On the drive home, as I listened to my dad describe in detail, for the first time, the atrocities my family had endured during the Chinese Revolution under Mao Zedong, I began to cry. My grandfather was imprisoned for no reason other than that he was born in Hong Kong and "carried foreign ideas," my parents were barred from entering college, and my mother was sent to a labor camp at sixteen... and here I was, arrogant enough to believe that my books and history classes had taught me everything I needed to know about human rights. I cried, feeling the hidden pain embedded in my family history, feeling shameful for my unsympathetic conduct during the discussion, and realizing how ignorant the other NJSP semifinalists and I were. We were supposed to be the "best and the brightest," selected for the interview through a rigorous application process, but beneath our eloquent words and flawless transcripts, we knew nothing about human rights. "Both sides have to be educated. Developing nations need to know that human rights should exist; developed nations need to know that there are places where rights don't exist."
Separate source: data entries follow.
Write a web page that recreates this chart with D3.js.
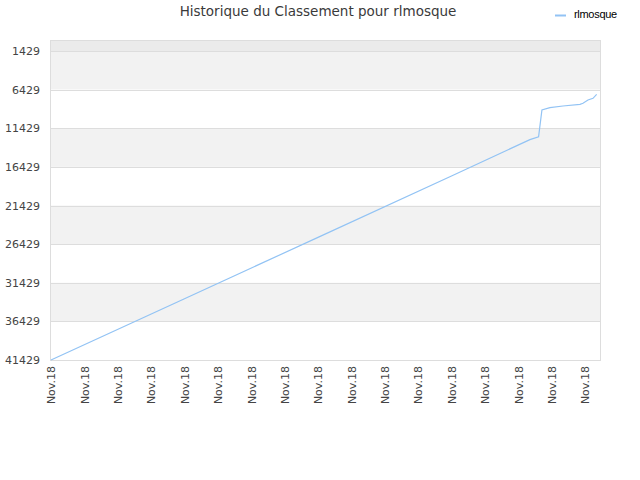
<!DOCTYPE html>
<html><head><meta charset="utf-8">
<script src="https://cdn.jsdelivr.net/npm/d3@7"></script>
<style>body{margin:0;background:#fff}svg{display:block}</style>
</head><body>
<svg id="c" width="640" height="480"></svg>
<script>
const title = "Historique du Classement pour rlmosque";
const seriesName = "rlmosque";
const yTicks = [1429, 6429, 11429, 16429, 21429, 26429, 31429, 36429, 41429];
const xTickPos = [0,1,2,3,4,5,6,7,8,9,10,11,12,13,14,15,16];
const xTickLabels = ["Nov.18","Nov.18","Nov.18","Nov.18","Nov.18","Nov.18","Nov.18","Nov.18","Nov.18","Nov.18","Nov.18","Nov.18","Nov.18","Nov.18","Nov.18","Nov.18","Nov.18"];
const pointX = [0, 4, 8, 12, 14.35, 14.61, 14.71, 14.95, 15.34, 15.85, 15.94, 16.09, 16.24, 16.35];
const pointRank = [41429, 33500, 25550, 17600, 12900, 12519, 9063, 8765, 8545, 8325, 8195, 7768, 7548, 7030];

const svg = d3.select("#c");
const L = 51, R = 600, T = 40, B = 360;
const x = d3.scaleLinear().domain([0, 16.45]).range([L, R]);
const y = d3.scaleLinear().domain([0, 41429]).range([T, B]);

// bands
const bandEdges = [0].concat(yTicks);
for (let i = 0; i < bandEdges.length - 1; i++) {
  const fill = i === 0 ? "#ebebeb" : (i % 2 === 1 ? "#f2f2f2" : "#ffffff");
  svg.append("rect").attr("x", L).attr("width", R - L)
    .attr("y", y(bandEdges[i])).attr("height", y(bandEdges[i+1]) - y(bandEdges[i]))
    .attr("fill", fill);
}
// grid lines
svg.append("g").selectAll("line").data(yTicks).join("line")
  .attr("x1", L).attr("x2", R)
  .attr("y1", d => Math.round(y(d)) + 0.5).attr("y2", d => Math.round(y(d)) + 0.5)
  .attr("stroke", "#dddddd");
// frame
svg.append("rect").attr("x", L - 0.5).attr("y", T + 0.5).attr("width", R - L + 1).attr("height", B - T)
  .attr("fill", "none").attr("stroke", "#dddddd");

// y axis labels
const yAxis = d3.axisLeft(y).tickValues(yTicks).tickSize(0).tickPadding(11).tickFormat(d => d);
const gy = svg.append("g").attr("transform", `translate(${L},0)`).call(yAxis);
gy.select(".domain").remove();
gy.selectAll("text").attr("font-family", "DejaVu Sans").attr("font-size", 11).attr("fill", "#444");

// x axis labels
const xAxis = d3.axisBottom(x).tickValues(xTickPos).tickSize(0).tickFormat((d, i) => xTickLabels[i]);
const gx = svg.append("g").attr("transform", `translate(0,${B})`).call(xAxis);
gx.select(".domain").remove();
gx.selectAll("text")
  .attr("font-family", "DejaVu Sans").attr("font-size", 11).attr("fill", "#444")
  .attr("text-anchor", "end").attr("dy", "0.35em")
  .attr("transform", "translate(0,6) rotate(-90)").attr("x", 0).attr("y", 0);

// line
const data = pointX.map((d, i) => [d, pointRank[i]]);
svg.append("path").datum(data)
  .attr("d", d3.line().x(d => x(d[0])).y(d => y(d[1])))
  .attr("fill", "none").attr("stroke", "#92c3f4").attr("stroke-width", 1.2);

// title
svg.append("text").attr("x", 318).attr("y", 16).attr("text-anchor", "middle")
  .attr("font-family", "DejaVu Sans").attr("font-size", 13.5).attr("fill", "#3a3a3a").text(title);

// legend
svg.append("line").attr("x1", 555).attr("x2", 566).attr("y1", 15.5).attr("y2", 15.5)
  .attr("stroke", "#92c3f4").attr("stroke-width", 2);
svg.append("text").attr("x", 574).attr("y", 18).attr("font-family", "Liberation Sans")
  .attr("font-size", 11).attr("letter-spacing", "-0.3").attr("fill", "#000").text(seriesName);
</script>
</body></html>
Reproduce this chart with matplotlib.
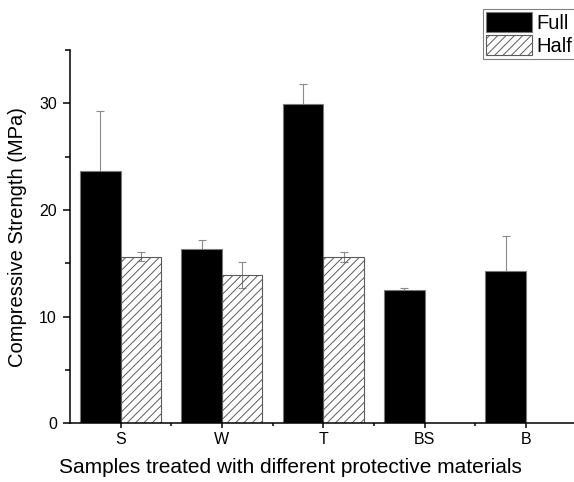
import numpy as np
import matplotlib
matplotlib.use("Agg")
import matplotlib.pyplot as plt
from matplotlib.ticker import MultipleLocator, FixedLocator

plt.rcParams['font.family'] = ['Liberation Sans', 'DejaVu Sans']
plt.rcParams['hatch.linewidth'] = 0.7

# data
categories = ["S", "W", "T", "BS", "B"]
full = [23.7, 16.3, 29.9, 12.5, 14.3]
full_err = [5.6, 0.85, 1.9, 0.15, 3.3]
half_cats = ["S", "W", "T"]
half = [15.6, 13.9, 15.55]
half_err = [0.42, 1.25, 0.47]

W, H = 574, 482
fig = plt.figure(figsize=(W / 100, H / 100), dpi=100)
# axis frame in pixels: left 70, right 576.5 (cropped), top 50, bottom 423.3
ax = fig.add_axes([70 / W, (H - 423.3) / H, 506.5 / W, 373.3 / H])

x = np.arange(len(categories))
xh = np.array([categories.index(c) for c in half_cats])
bw = 0.4
err_kw = dict(ecolor="#8a8a8a", elinewidth=0.8, capsize=3, capthick=0.8)

ax.errorbar(x - bw / 2, full, yerr=full_err, fmt="none", zorder=1, **err_kw)
ax.errorbar(xh + bw / 2, half, yerr=half_err, fmt="none", zorder=1, **err_kw)
ax.bar(x - bw / 2, full, width=bw, color="black", edgecolor="#7a7a7a",
       linewidth=0.8, zorder=2, label="Full")
ax.bar(xh + bw / 2, half, width=bw, facecolor="none", edgecolor="#5a5a5a",
       hatch="////", linewidth=0.8, zorder=2, label="Half")

ax.set_xlim(-0.5, 4.5)
ax.set_ylim(0, 35)
ax.set_xticks(x)
ax.set_xticklabels(categories)
ax.xaxis.set_minor_locator(FixedLocator(x[:-1] + 0.5))
ax.yaxis.set_major_locator(MultipleLocator(10))
ax.yaxis.set_minor_locator(MultipleLocator(5))

for side in ["top", "right"]:
    ax.spines[side].set_visible(False)
for side in ["left", "bottom"]:
    ax.spines[side].set_linewidth(1.1)

ax.tick_params(axis="y", which="major", direction="out", length=5, width=1.1,
               labelsize=11.5, pad=4.5)
ax.tick_params(axis="y", which="minor", direction="out", length=3.5, width=1.1)
ax.tick_params(axis="x", which="major", direction="out", length=3.6, width=1.1,
               labelsize=11.5, pad=3)
ax.tick_params(axis="x", which="minor", direction="out", length=2.4, width=1.1)

ax.set_xlabel("Samples treated with different protective materials", fontsize=15)
ax.set_ylabel("Compressive Strength (MPa)", fontsize=14.5)
ax.xaxis.set_label_coords((290 - 70) / 506.5, -0.118)
ax.xaxis.label.set_va("center")
ax.yaxis.set_label_coords((18 - 70) / 506.5, 0.5)
ax.yaxis.label.set_va("center")

leg = fig.legend(loc="upper left", bbox_to_anchor=(482.7 / W, 1 - 9.3 / H),
                 bbox_transform=fig.transFigure, fontsize=14.5, frameon=True,
                 fancybox=False, framealpha=1, borderpad=0.15, borderaxespad=0,
                 handlelength=2.28, handleheight=1.1, handletextpad=0.25,
                 labelspacing=0.13)
leg.get_frame().set_edgecolor("#808080")
leg.get_frame().set_linewidth(0.8)

fig.savefig("out.png", dpi=100)
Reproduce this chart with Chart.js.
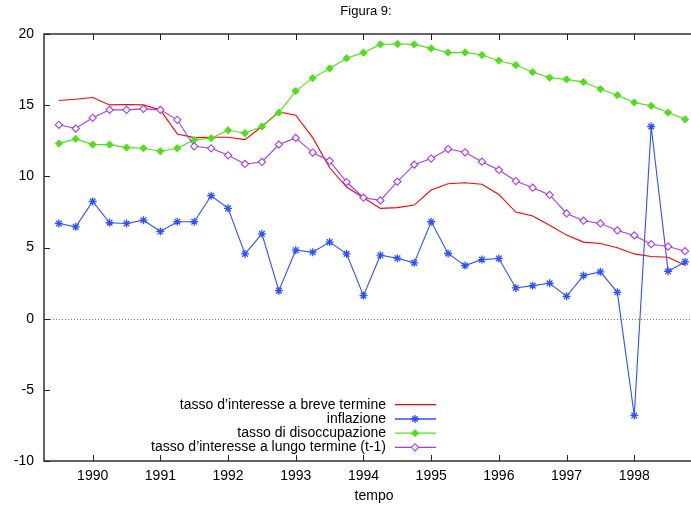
<!DOCTYPE html>
<html>
<head>
<meta charset="utf-8">
<script src="https://cdn.jsdelivr.net/npm/chart.js@4/dist/chart.umd.min.js"></script>
<style>
html,body{margin:0;padding:0;background:#fff;overflow:hidden;width:691px;height:508px;}
canvas{display:block;}
</style>
</head>
<body>
<canvas id="c" width="710" height="508"></canvas>
<script>
const periods = [1989.5, 1989.75, 1990, 1990.25, 1990.5, 1990.75, 1991, 1991.25, 1991.5, 1991.75,
  1992, 1992.25, 1992.5, 1992.75, 1993, 1993.25, 1993.5, 1993.75, 1994, 1994.25,
  1994.5, 1994.75, 1995, 1995.25, 1995.5, 1995.75, 1996, 1996.25, 1996.5, 1996.75,
  1997, 1997.25, 1997.5, 1997.75, 1998, 1998.25, 1998.5, 1998.75];
const shortRate = [15.33, 15.42, 15.54, 15.02, 15.05, 15.02, 14.67, 12.98, 12.72, 12.75,
  12.75, 12.58, 13.5, 14.53, 14.3, 12.72, 10.6, 9.25, 8.5, 7.75,
  7.8, 7.98, 9.04, 9.48, 9.55, 9.44, 8.73, 7.49, 7.21, 6.57,
  5.87, 5.38, 5.28, 4.98, 4.55, 4.37, 4.32, 3.76];
const inflation = [6.69, 6.45, 8.24, 6.74, 6.69, 6.92, 6.13, 6.81, 6.81, 8.64,
  7.75, 4.55, 5.96, 1.97, 4.81, 4.67, 5.38, 4.55, 1.62, 4.46,
  4.25, 3.92, 6.81, 4.58, 3.73, 4.15, 4.23, 2.16, 2.32, 2.49,
  1.57, 3.03, 3.29, 1.85, -6.8, 13.5, 3.33, 3.99];
const unemployment = [12.3, 12.63, 12.23, 12.23, 12.02, 11.97, 11.76, 11.97, 12.56, 12.68,
  13.24, 13.03, 13.5, 14.48, 15.99, 16.9, 17.58, 18.29, 18.69, 19.27,
  19.3, 19.27, 18.99, 18.69, 18.71, 18.52, 18.12, 17.82, 17.32, 16.93,
  16.81, 16.62, 16.13, 15.7, 15.19, 14.95, 14.48, 14.01];
const longRateLag = [13.62, 13.36, 14.11, 14.67, 14.67, 14.74, 14.67, 13.97, 12.11, 11.97,
  11.48, 10.87, 11.01, 12.23, 12.7, 11.67, 11.08, 9.6, 8.5, 8.31,
  9.63, 10.82, 11.25, 11.92, 11.69, 11.03, 10.45, 9.67, 9.2, 8.69,
  7.39, 6.88, 6.69, 6.2, 5.85, 5.23, 5.07, 4.74];
const yearTicks = [1990, 1991, 1992, 1993, 1994, 1995, 1996, 1997, 1998];
const yTicks = [-10, -5, 0, 5, 10, 15, 20];
const seriesNames = ["tasso d\u2019interesse a breve termine", "inflazione", "tasso di disoccupazione", "tasso d\u2019interesse a lungo termine (t-1)"];
const chartTitle = "Figura 9:";
const xTitle = "tempo";

const FONT = "'Liberation Sans', Arial, Helvetica, sans-serif";
const colors = ["#ff0000", "#2f50ff", "#4fe01a", "#a43af0"];

function pts(arr){ return arr.map((v,i)=>({x: periods[i], y: v})); }

const datasets = [
  {label: seriesNames[0], data: pts(shortRate), borderColor: colors[0], borderWidth: 1.1, pointRadius: 0, order: 4},
  {label: seriesNames[1], data: pts(inflation), borderColor: colors[1], borderWidth: 1.1, pointStyle: 'star', pointRadius: 4, pointBorderWidth: 1.3, pointBorderColor: colors[1], order: 3},
  {label: seriesNames[2], data: pts(unemployment), borderColor: colors[2], borderWidth: 1.1, pointStyle: 'rectRot', pointRadius: 3.6, pointBackgroundColor: colors[2], pointBorderColor: colors[2], pointBorderWidth: 1, order: 2},
  {label: seriesNames[3], data: pts(longRateLag), borderColor: colors[3], borderWidth: 1.1, pointStyle: 'rectRot', pointRadius: 3.6, pointBackgroundColor: '#ffffff', pointBorderColor: colors[3], pointBorderWidth: 1.1, order: 1}
];
datasets.forEach(d => { d.tension = 0; d.fill = false; d.pointHoverRadius = d.pointRadius; });

const framePlugin = {
  id: 'frame',
  beforeDatasetsDraw(chart){
    const {ctx, chartArea: a, scales: {x, y}} = chart;
    ctx.save();
    const y0 = Math.round(y.getPixelForValue(0)) + 0.5;
    ctx.strokeStyle = '#777';
    ctx.lineWidth = 1;
    ctx.setLineDash([1, 2]);
    ctx.beginPath(); ctx.moveTo(a.left, y0); ctx.lineTo(a.right, y0); ctx.stroke();
    ctx.restore();
  },
  afterDatasetsDraw(chart){
    const {ctx, chartArea: a, scales: {x, y}} = chart;
    ctx.save();
    ctx.strokeStyle = '#222';
    ctx.lineWidth = 1.4;
    ctx.setLineDash([]);
    ctx.strokeRect(a.left, a.top, a.right - a.left, a.bottom - a.top);
    ctx.lineWidth = 1;
    const tl = 6;
    ctx.beginPath();
    x.ticks.forEach(t => {
      const px = Math.round(x.getPixelForValue(t.value)) + 0.5;
      ctx.moveTo(px, a.bottom); ctx.lineTo(px, a.bottom - tl);
      ctx.moveTo(px, a.top); ctx.lineTo(px, a.top + tl);
    });
    y.ticks.forEach(t => {
      const py = Math.round(y.getPixelForValue(t.value)) + 0.5;
      ctx.moveTo(a.left, py); ctx.lineTo(a.left + tl, py);
      ctx.moveTo(a.right, py); ctx.lineTo(a.right - tl, py);
    });
    ctx.stroke();

    // title
    ctx.fillStyle = '#000';
    ctx.font = '13px ' + FONT;
    ctx.textAlign = 'center';
    ctx.textBaseline = 'middle';
    ctx.fillText(chartTitle, 366, 11);

    // legend
    ctx.font = '14px ' + FONT;
    ctx.textAlign = 'right';
    const rowY = [404.7, 419, 433.2, 447.3];
    const textX = 386, lx0 = 395, lx1 = 436, mx = 415;
    chart.data.datasets.forEach((d, i) => {
      const yy = rowY[i];
      ctx.fillStyle = '#000';
      ctx.fillText(d.label, textX, yy);
      ctx.strokeStyle = d.borderColor;
      ctx.lineWidth = 1.3;
      ctx.beginPath(); ctx.moveTo(lx0, yy); ctx.lineTo(lx1, yy); ctx.stroke();
      if (d.pointRadius > 0) {
        ctx.fillStyle = d.pointBackgroundColor || d.borderColor;
        ctx.strokeStyle = d.pointBorderColor || d.borderColor;
        ctx.lineWidth = d.pointBorderWidth || 1;
        Chart.helpers.drawPoint(ctx, {pointStyle: d.pointStyle, radius: d.pointRadius, borderWidth: d.pointBorderWidth, rotation: 0}, mx, yy);
      }
    });
    ctx.restore();
  }
};

new Chart(document.getElementById('c'), {
  type: 'line',
  data: {datasets},
  options: {
    responsive: false,
    animation: false,
    devicePixelRatio: 1,
    layout: {padding: {top: 34, right: 6, left: 0, bottom: 0}},
    plugins: {legend: {display: false}, tooltip: {enabled: false}, title: {display: false}},
    scales: {
      x: {
        type: 'linear',
        min: 1989.281, max: 1999.03,
        afterBuildTicks(s){ s.ticks = yearTicks.map(v => ({value: v})); },
        afterFit(s){ s.height = 47; },
        grid: {display: false, drawTicks: false},
        border: {display: false},
        ticks: {color: '#000', font: {family: FONT, size: 14}, padding: 7, maxRotation: 0, autoSkip: false, callback: v => String(v)},
        title: {display: true, text: xTitle, color: '#000', font: {family: FONT, size: 14}, padding: {top: 0, bottom: 3}}
      },
      y: {
        type: 'linear',
        min: -10, max: 20,
        afterBuildTicks(s){ s.ticks = yTicks.map(v => ({value: v})); },
        afterFit(s){ s.width = 44; },
        grid: {display: false, drawTicks: false},
        border: {display: false},
        ticks: {color: '#000', font: {family: FONT, size: 14}, padding: 10, autoSkip: false, callback: v => String(v)}
      }
    }
  },
  plugins: [framePlugin]
});
</script>
</body>
</html>
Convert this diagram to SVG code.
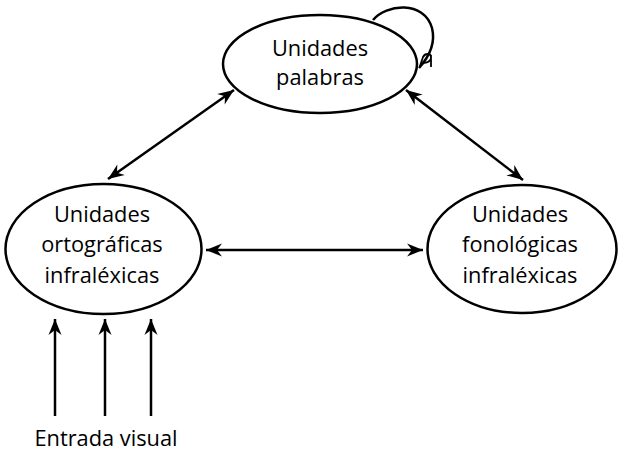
<svg xmlns="http://www.w3.org/2000/svg" width="619" height="454" viewBox="0 0 619 454">
<style>
.node{fill:#fff;stroke:#000;stroke-width:2.5}
.lbl{font-family:"Open Sans","Noto Sans","Liberation Sans",sans-serif;font-size:21.8px;fill:#000;text-anchor:middle}
.conn{fill:none;stroke:#000;stroke-width:2.5}
</style>
<defs>
<marker id="ah" markerUnits="userSpaceOnUse" markerWidth="20" markerHeight="16" viewBox="-17 -8 20 16" refX="0" refY="0" orient="auto-start-reverse">
<path d="M0,0 L-16,-6.5 L-11,0 L-16,6.5 Z" fill="#000"/>
</marker>
</defs>
<rect width="619" height="454" fill="#fff"/>
<g id="connectors">
<line class="conn" x1="108" y1="179" x2="234" y2="90" marker-start="url(#ah)" marker-end="url(#ah)"/>
<line class="conn" x1="406" y1="90" x2="523" y2="180" marker-start="url(#ah)" marker-end="url(#ah)"/>
<line class="conn" x1="206" y1="250" x2="423" y2="250" marker-start="url(#ah)" marker-end="url(#ah)"/>
<line class="conn" x1="55" y1="416" x2="55" y2="319" marker-end="url(#ah)"/>
<line class="conn" x1="105" y1="416" x2="105" y2="319" marker-end="url(#ah)"/>
<line class="conn" x1="151" y1="416" x2="151" y2="319" marker-end="url(#ah)"/>
<path class="conn" d="M373,20 C386,4 424,0 432,28 C436,44 428,58 419,68"/>
<path d="M420,66 L423,57 C425,53 431,53 431,57 C431,62 425,64 421,62 M431,55 L431,67" fill="none" stroke="#000" stroke-width="1.8"/>
</g>
<g id="n_palabras">
<ellipse class="node" cx="320" cy="64" rx="97" ry="49"/>
<text class="lbl" x="320" y="56">Unidades</text>
<text class="lbl" x="320" y="85">palabras</text>
</g>
<g id="n_ortograficas">
<ellipse class="node" cx="103.5" cy="249" rx="98" ry="65"/>
<text class="lbl" x="102" y="222">Unidades</text>
<text class="lbl" x="102" y="252">ortográficas</text>
<text class="lbl" x="102" y="283">infraléxicas</text>
</g>
<g id="n_fonologicas">
<ellipse class="node" cx="522" cy="249" rx="94.5" ry="64"/>
<text class="lbl" x="520" y="222">Unidades</text>
<text class="lbl" x="520" y="252">fonológicas</text>
<text class="lbl" x="520" y="283">infraléxicas</text>
</g>
<g id="n_entrada">
<text class="lbl" x="106" y="446">Entrada visual</text>
</g>
</svg>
A thirty minute car ride with my dad taught me that despite my academic achievements, there is much I have yet to understand. I hope that four years of college will fill in not only those intellectual gaps but also the humanitarian ones. I want my college years to be not an endeavor to earn a degree or fill my head with smart-sounding information, but rather, a way to prepare myself with tools that can be used to create progress in the world, whether it is by denouncing human rights violations through Reporters Without Borders or by being a contemporary "muckraker." By the end of four years, I want to graduate and join the ranks of Princetonians "in the nation's service and in the service of all nations."